Across the entries, how many lines have the string "this" in them? Reply with only a number.

[Records with drawing code]

··········

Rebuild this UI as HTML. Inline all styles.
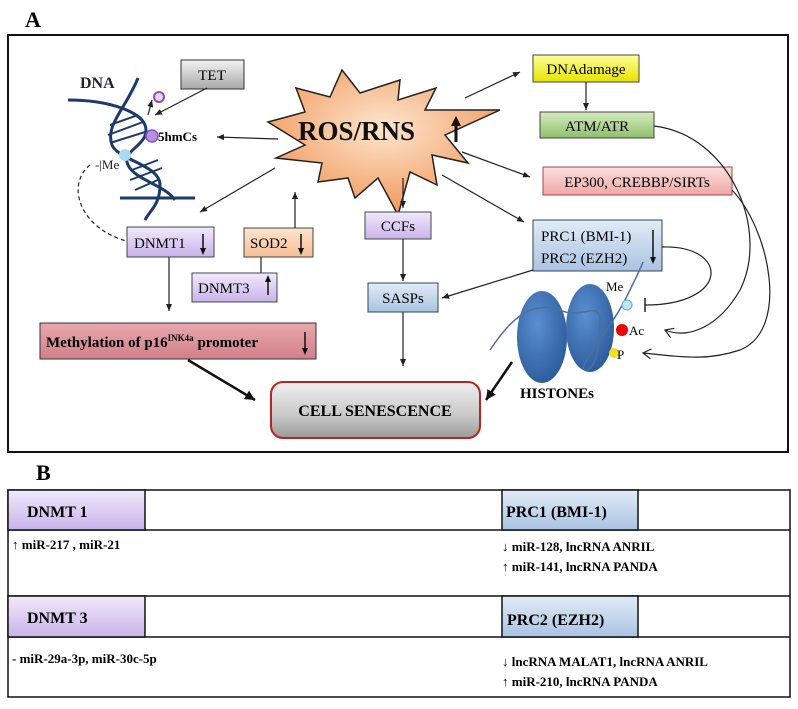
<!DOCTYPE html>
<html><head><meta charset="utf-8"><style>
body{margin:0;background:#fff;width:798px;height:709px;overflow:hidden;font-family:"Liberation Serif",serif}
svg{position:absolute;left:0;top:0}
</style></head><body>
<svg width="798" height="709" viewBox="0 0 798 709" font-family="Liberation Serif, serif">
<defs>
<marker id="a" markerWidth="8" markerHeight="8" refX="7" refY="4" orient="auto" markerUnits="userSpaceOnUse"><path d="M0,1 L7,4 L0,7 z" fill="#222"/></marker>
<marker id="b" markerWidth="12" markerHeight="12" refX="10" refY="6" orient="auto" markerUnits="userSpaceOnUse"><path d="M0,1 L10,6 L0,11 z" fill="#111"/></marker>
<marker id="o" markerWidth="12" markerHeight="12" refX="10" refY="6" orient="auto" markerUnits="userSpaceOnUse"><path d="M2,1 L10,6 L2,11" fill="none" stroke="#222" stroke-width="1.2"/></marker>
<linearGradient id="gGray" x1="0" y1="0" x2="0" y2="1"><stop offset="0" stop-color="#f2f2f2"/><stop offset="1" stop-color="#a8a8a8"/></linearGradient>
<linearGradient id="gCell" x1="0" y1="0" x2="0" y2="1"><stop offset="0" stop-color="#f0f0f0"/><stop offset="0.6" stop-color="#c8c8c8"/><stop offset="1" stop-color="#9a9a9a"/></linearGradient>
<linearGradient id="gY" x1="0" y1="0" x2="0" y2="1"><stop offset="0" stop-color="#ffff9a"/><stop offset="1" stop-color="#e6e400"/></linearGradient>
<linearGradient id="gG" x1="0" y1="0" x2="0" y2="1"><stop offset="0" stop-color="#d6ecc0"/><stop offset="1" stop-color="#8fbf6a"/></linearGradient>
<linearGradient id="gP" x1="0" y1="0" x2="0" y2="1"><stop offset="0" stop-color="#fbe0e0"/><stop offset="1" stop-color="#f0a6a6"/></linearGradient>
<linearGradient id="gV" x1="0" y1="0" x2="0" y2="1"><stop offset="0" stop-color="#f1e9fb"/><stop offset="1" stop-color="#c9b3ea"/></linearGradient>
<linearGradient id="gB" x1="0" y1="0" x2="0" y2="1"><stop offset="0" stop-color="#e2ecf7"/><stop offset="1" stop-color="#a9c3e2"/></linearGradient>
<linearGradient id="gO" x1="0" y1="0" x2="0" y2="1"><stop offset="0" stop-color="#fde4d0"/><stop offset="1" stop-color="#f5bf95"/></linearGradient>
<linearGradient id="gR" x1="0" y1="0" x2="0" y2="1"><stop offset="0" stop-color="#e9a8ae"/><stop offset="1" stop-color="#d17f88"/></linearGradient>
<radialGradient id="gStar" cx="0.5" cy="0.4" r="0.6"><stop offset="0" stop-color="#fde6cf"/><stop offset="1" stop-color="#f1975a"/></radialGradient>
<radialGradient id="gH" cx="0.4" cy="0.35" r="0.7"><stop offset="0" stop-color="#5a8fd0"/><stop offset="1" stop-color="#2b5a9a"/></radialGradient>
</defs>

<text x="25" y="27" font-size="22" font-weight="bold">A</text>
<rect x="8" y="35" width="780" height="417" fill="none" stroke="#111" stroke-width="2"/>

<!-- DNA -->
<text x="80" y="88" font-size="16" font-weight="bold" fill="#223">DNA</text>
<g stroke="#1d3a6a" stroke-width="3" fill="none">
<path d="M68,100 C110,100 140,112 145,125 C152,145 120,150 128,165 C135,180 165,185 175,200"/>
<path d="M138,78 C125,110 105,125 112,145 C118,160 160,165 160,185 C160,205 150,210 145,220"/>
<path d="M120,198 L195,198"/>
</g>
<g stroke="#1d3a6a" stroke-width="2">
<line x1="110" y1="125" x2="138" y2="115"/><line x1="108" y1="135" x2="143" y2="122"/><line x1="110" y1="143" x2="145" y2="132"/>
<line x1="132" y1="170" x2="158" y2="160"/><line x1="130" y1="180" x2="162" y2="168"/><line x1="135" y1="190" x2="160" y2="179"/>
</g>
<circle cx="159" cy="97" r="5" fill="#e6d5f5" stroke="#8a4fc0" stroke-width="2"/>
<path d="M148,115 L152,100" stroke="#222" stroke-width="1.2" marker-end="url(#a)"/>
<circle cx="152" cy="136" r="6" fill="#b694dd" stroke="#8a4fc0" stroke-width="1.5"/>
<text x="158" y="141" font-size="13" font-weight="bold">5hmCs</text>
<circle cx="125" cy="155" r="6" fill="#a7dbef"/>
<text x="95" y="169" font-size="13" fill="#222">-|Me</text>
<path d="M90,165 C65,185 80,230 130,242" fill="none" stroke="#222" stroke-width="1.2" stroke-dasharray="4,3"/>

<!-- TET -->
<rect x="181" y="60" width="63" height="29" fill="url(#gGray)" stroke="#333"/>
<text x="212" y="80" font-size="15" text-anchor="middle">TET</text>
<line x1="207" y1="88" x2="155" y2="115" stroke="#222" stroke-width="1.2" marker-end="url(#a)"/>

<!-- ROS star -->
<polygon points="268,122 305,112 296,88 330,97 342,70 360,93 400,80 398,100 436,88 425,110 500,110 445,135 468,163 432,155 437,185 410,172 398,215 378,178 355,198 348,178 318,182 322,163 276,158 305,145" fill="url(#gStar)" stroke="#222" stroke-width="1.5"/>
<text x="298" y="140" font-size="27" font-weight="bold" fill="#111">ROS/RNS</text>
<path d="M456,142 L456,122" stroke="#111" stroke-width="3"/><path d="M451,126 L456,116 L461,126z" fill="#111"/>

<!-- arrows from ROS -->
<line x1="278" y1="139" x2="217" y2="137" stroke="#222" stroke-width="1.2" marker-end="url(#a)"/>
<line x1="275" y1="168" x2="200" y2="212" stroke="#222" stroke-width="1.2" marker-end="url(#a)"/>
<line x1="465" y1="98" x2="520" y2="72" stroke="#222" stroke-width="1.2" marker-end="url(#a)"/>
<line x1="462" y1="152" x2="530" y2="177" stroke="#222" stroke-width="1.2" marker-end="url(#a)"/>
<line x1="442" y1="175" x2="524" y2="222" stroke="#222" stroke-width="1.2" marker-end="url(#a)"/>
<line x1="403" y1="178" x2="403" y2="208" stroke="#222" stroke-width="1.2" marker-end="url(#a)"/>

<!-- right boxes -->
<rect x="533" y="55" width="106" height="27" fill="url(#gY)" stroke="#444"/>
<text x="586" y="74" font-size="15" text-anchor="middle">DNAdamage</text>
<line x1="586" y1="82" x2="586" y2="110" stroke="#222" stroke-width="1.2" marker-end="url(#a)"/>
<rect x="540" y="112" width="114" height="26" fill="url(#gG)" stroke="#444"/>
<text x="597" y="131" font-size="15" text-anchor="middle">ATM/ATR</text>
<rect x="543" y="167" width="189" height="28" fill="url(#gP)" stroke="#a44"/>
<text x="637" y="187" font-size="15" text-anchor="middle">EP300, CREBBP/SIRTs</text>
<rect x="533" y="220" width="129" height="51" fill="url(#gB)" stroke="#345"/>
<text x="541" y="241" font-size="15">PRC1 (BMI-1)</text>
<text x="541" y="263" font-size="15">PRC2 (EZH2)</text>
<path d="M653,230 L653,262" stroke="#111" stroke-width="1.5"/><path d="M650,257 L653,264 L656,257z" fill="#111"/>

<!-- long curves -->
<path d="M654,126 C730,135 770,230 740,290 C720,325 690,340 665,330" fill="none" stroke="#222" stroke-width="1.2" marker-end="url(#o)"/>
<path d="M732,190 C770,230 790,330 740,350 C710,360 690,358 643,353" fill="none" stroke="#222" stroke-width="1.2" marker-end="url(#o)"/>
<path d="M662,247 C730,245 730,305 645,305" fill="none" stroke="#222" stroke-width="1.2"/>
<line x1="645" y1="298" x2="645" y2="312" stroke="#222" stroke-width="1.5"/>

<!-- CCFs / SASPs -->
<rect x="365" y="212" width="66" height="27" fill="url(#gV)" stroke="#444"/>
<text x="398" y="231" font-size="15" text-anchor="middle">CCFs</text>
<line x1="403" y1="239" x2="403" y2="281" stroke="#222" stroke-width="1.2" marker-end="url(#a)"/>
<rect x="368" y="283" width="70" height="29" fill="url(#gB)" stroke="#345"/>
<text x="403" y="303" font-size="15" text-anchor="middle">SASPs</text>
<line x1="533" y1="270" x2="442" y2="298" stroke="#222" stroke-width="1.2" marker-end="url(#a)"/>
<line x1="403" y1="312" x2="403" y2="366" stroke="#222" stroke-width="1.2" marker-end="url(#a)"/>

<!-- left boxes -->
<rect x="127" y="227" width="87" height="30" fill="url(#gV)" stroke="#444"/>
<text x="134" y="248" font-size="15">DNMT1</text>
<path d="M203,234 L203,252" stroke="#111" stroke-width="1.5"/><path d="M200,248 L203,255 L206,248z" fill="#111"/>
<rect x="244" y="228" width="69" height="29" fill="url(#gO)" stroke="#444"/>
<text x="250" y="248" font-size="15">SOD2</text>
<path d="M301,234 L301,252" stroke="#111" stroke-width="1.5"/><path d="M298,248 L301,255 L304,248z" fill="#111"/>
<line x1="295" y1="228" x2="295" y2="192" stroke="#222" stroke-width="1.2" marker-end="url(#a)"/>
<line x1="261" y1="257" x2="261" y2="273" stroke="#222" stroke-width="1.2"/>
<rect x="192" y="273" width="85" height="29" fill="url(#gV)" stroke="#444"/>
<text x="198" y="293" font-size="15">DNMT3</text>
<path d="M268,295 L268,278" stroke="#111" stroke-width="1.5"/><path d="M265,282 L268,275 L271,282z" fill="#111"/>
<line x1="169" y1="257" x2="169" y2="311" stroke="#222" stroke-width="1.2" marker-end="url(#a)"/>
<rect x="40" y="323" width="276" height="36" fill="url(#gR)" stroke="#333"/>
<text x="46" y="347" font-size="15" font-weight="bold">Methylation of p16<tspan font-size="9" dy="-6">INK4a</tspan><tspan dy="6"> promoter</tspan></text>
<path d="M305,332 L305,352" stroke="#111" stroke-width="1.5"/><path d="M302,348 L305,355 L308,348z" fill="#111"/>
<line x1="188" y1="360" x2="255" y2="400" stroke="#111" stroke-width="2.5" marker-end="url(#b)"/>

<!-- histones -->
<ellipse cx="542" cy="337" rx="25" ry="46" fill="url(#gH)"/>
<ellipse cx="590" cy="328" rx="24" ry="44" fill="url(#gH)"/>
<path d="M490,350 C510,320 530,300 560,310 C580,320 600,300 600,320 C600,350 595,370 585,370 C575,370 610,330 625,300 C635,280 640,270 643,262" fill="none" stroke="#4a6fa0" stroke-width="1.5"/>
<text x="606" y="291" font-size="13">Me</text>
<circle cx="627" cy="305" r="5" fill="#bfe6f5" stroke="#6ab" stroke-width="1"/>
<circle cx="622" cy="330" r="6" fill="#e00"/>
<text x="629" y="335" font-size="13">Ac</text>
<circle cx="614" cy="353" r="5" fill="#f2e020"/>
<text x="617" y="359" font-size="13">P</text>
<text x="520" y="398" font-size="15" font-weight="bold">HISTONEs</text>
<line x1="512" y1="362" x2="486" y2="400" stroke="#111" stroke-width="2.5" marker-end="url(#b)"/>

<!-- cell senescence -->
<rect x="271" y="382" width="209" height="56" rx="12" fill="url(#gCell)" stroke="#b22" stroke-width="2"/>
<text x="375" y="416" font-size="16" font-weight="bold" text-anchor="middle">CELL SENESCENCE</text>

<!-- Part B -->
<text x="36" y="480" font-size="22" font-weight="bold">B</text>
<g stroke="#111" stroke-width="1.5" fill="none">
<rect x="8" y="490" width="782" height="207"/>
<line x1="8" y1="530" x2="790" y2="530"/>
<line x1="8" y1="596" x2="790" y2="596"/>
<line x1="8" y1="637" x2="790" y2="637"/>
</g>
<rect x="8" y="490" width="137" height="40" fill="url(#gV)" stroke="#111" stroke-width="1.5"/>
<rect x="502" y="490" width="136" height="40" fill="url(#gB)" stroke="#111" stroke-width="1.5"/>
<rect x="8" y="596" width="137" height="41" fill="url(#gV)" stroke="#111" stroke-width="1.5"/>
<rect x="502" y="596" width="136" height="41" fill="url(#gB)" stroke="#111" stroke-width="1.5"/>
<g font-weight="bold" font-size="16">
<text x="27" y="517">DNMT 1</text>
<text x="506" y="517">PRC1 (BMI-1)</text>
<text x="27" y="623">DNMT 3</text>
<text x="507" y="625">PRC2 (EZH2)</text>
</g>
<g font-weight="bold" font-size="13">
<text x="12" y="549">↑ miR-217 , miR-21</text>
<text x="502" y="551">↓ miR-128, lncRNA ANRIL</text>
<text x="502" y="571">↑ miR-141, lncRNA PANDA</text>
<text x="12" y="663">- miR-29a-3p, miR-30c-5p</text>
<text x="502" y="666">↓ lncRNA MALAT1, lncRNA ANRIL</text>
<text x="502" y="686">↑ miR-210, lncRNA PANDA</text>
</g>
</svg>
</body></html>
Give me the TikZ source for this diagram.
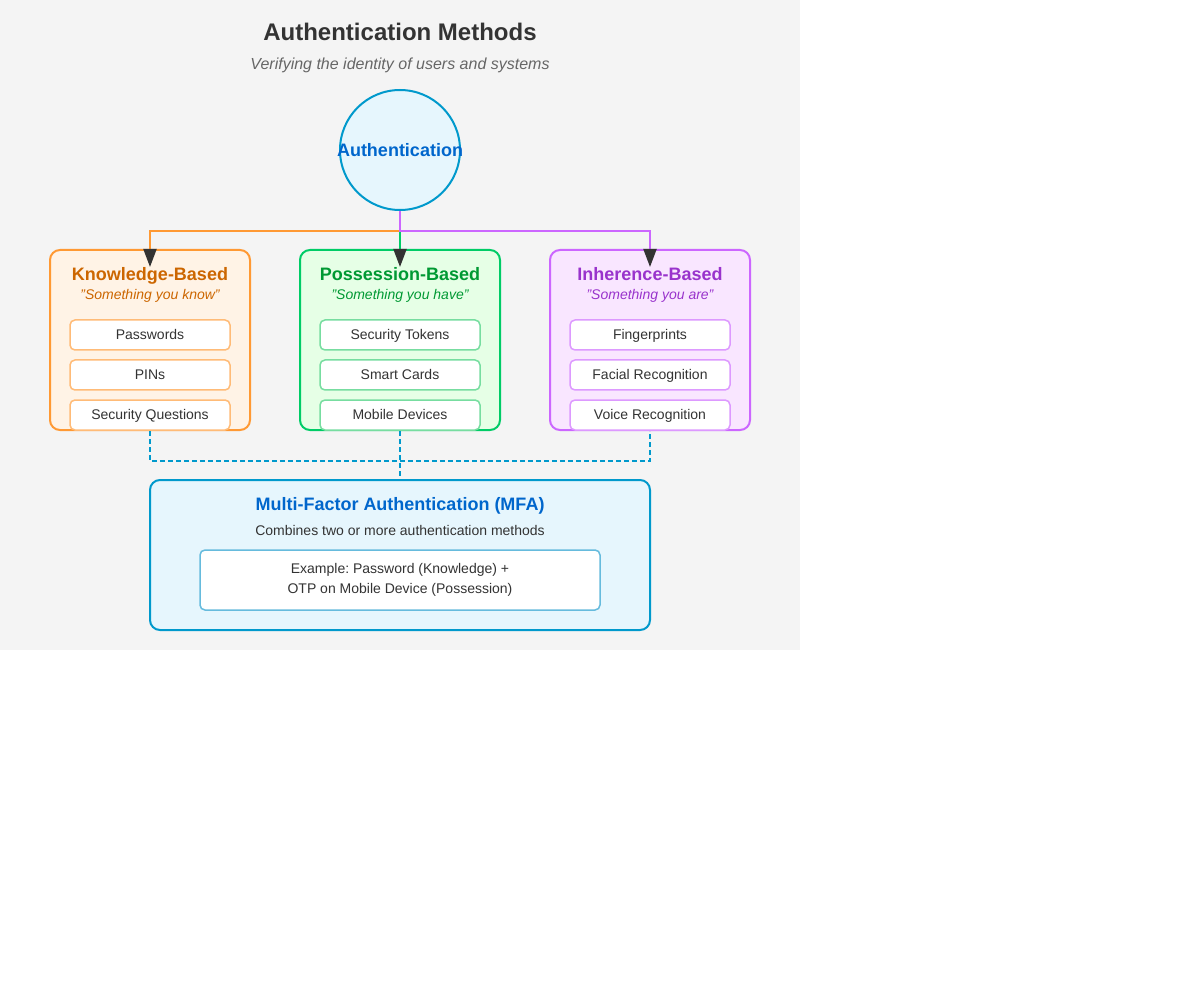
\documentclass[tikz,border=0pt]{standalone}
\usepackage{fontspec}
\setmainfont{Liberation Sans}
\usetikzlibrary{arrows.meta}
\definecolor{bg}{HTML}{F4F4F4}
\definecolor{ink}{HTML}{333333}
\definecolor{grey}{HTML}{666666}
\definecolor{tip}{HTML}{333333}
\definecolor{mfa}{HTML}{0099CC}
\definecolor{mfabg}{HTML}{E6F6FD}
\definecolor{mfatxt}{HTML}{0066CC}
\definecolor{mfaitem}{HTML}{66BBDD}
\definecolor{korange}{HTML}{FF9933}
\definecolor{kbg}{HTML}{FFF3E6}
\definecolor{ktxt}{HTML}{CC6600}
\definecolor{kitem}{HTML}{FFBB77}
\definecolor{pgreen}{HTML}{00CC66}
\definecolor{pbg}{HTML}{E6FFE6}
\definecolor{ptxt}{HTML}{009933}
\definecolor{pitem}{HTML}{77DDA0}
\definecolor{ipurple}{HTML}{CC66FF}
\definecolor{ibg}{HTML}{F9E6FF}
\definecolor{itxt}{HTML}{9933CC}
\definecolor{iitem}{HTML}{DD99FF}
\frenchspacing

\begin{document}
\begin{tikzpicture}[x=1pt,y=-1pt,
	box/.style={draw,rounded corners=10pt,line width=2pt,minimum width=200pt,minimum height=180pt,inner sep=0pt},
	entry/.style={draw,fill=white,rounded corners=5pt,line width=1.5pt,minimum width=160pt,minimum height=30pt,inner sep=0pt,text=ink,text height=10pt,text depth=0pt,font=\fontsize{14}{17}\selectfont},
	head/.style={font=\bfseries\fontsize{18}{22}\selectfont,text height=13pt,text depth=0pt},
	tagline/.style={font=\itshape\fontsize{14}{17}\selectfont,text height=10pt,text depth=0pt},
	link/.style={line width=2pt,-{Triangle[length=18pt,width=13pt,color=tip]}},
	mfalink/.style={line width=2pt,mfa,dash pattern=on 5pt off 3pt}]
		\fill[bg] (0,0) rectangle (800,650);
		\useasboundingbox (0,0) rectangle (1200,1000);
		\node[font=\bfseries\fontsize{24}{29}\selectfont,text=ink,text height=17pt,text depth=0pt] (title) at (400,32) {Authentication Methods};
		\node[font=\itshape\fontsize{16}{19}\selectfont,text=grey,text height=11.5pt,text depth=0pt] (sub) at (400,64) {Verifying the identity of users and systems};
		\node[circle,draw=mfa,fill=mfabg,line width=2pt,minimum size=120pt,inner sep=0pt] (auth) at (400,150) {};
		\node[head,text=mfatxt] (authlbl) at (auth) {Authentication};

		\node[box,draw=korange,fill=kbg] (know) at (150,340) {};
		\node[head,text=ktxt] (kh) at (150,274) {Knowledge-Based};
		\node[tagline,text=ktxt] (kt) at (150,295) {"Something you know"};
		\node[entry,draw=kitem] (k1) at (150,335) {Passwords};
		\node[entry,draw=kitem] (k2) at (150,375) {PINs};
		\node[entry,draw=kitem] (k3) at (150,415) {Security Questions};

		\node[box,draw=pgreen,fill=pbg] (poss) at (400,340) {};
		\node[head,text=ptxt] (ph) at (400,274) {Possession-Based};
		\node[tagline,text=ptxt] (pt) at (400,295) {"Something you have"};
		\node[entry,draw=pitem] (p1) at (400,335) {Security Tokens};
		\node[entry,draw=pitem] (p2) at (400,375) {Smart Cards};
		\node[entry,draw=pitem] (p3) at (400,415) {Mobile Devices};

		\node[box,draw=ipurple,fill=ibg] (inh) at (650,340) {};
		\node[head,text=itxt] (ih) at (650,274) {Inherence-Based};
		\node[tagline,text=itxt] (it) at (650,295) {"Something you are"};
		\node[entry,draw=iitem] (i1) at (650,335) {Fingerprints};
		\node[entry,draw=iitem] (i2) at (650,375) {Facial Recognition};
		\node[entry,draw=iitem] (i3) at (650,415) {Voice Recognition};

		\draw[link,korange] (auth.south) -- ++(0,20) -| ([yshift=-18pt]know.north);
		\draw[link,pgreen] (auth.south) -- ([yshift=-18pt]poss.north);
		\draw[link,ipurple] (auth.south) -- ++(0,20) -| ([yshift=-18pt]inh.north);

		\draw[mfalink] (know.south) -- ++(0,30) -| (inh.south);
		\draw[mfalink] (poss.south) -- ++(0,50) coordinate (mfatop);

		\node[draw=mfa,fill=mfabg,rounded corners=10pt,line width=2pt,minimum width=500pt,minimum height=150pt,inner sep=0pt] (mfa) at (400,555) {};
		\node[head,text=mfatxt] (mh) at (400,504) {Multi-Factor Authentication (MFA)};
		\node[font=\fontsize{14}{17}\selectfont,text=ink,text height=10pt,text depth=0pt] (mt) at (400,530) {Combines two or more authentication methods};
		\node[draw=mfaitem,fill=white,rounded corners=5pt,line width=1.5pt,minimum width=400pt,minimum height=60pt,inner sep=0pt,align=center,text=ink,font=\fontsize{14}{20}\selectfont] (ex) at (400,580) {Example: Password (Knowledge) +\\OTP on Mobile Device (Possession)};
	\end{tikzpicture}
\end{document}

··········

### FINAL RESULT:
2